**Given instruction**: Leave the pictures out, and output exactly the lines from the one containing "Convert this chart to D3.js code." through the one containing "currency: ['€', '']".

**Rows**:
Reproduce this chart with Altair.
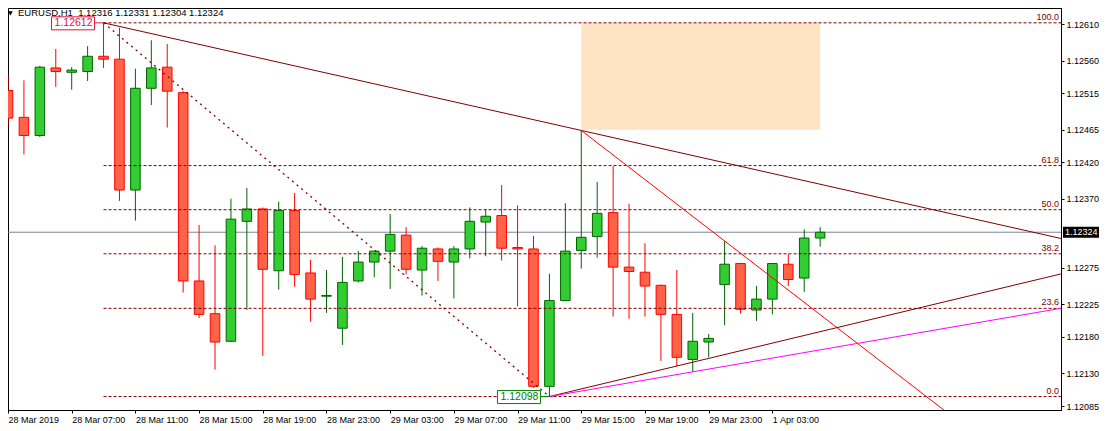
...
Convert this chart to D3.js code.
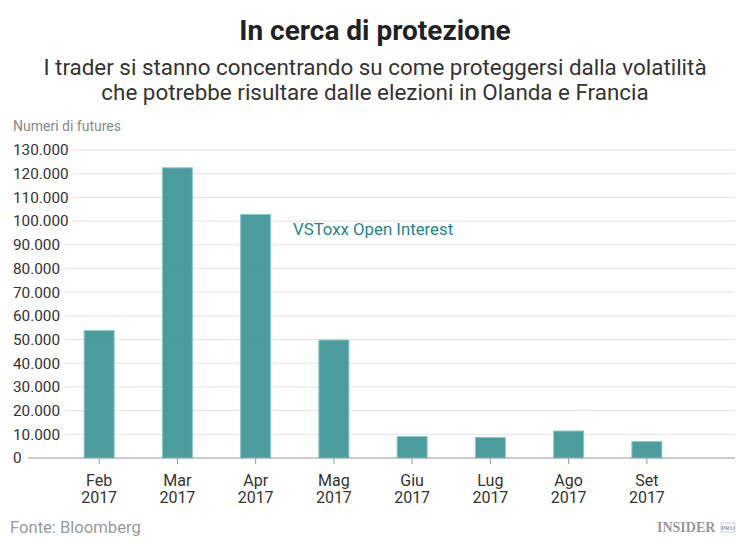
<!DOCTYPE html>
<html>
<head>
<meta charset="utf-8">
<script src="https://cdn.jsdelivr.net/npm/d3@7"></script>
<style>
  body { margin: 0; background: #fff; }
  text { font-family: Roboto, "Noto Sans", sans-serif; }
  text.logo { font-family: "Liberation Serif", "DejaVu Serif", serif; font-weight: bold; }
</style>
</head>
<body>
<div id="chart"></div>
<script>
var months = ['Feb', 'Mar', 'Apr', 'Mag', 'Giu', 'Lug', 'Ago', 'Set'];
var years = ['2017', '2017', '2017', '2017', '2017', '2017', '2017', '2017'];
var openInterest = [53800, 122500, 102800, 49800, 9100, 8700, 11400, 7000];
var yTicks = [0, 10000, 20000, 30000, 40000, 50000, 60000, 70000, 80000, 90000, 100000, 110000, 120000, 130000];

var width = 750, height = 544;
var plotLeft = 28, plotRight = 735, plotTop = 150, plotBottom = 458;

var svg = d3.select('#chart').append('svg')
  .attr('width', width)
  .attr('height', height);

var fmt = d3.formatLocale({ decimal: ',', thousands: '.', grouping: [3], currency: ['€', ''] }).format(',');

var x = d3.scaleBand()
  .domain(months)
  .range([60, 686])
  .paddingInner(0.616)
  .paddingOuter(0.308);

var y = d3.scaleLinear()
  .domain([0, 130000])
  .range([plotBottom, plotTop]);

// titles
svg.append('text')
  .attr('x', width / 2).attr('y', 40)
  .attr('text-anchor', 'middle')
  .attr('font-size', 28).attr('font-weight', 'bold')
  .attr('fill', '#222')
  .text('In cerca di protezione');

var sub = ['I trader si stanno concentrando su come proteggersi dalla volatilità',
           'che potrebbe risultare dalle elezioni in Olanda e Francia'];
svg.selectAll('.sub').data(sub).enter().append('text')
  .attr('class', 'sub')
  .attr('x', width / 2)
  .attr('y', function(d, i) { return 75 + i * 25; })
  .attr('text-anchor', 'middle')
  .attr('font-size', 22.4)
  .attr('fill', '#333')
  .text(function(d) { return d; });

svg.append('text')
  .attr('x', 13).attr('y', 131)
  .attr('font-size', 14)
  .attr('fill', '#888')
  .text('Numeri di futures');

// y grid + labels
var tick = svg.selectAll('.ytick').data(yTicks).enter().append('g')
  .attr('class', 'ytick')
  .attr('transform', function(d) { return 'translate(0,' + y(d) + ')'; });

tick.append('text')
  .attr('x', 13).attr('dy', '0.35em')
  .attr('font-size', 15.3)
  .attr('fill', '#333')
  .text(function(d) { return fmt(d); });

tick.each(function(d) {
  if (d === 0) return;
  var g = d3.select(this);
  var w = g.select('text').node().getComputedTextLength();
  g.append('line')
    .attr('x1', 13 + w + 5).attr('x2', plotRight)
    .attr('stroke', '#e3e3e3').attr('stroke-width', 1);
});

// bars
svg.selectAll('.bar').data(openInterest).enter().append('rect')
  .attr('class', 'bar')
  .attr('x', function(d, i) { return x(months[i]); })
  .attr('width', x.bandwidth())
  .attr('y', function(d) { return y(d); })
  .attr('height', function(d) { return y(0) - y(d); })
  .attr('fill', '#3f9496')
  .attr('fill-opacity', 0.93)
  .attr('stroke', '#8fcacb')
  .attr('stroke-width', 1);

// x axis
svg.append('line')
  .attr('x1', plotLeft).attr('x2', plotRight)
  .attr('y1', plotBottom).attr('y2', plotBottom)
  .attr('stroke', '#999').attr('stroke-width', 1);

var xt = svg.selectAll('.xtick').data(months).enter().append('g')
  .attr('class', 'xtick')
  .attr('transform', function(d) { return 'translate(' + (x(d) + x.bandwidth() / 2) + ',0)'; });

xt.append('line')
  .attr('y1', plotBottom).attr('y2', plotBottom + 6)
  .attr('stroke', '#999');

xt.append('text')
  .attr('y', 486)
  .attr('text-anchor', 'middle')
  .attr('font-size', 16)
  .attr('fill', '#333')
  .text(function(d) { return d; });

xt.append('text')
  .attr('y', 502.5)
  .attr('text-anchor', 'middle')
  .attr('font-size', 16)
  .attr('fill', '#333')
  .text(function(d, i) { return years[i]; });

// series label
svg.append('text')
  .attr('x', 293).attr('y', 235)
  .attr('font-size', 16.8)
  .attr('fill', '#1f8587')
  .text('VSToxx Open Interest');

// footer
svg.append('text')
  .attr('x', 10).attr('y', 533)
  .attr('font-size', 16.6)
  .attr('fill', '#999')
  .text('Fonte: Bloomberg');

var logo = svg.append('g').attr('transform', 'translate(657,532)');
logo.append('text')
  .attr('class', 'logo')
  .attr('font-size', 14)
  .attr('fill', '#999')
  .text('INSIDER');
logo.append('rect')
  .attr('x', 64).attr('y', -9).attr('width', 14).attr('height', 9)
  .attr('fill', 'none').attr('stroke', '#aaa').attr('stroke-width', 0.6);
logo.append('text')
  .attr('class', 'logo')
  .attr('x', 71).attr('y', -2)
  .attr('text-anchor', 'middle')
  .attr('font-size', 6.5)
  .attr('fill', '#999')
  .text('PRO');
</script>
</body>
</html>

**Result for this task**:
Convert this chart to D3.js code.
<!DOCTYPE html>
<html>
<head>
<meta charset="utf-8">
<script src="https://cdn.jsdelivr.net/npm/d3@7"></script>
<style>
  body { margin: 0; background: #fff; }
  text { font-family: Roboto, "Noto Sans", sans-serif; }
  text.logo { font-family: "Liberation Serif", "DejaVu Serif", serif; font-weight: bold; }
</style>
</head>
<body>
<div id="chart"></div>
<script>
var months = ['Feb', 'Mar', 'Apr', 'Mag', 'Giu', 'Lug', 'Ago', 'Set'];
var years = ['2017', '2017', '2017', '2017', '2017', '2017', '2017', '2017'];
var openInterest = [53800, 122500, 102800, 49800, 9100, 8700, 11400, 7000];
var yTicks = [0, 10000, 20000, 30000, 40000, 50000, 60000, 70000, 80000, 90000, 100000, 110000, 120000, 130000];

var width = 750, height = 544;
var plotLeft = 28, plotRight = 735, plotTop = 150, plotBottom = 458;

var svg = d3.select('#chart').append('svg')
  .attr('width', width)
  .attr('height', height);

var fmt = d3.formatLocale({ decimal: ',', thousands: '.', grouping: [3], currency: ['€', ''] }).format(',');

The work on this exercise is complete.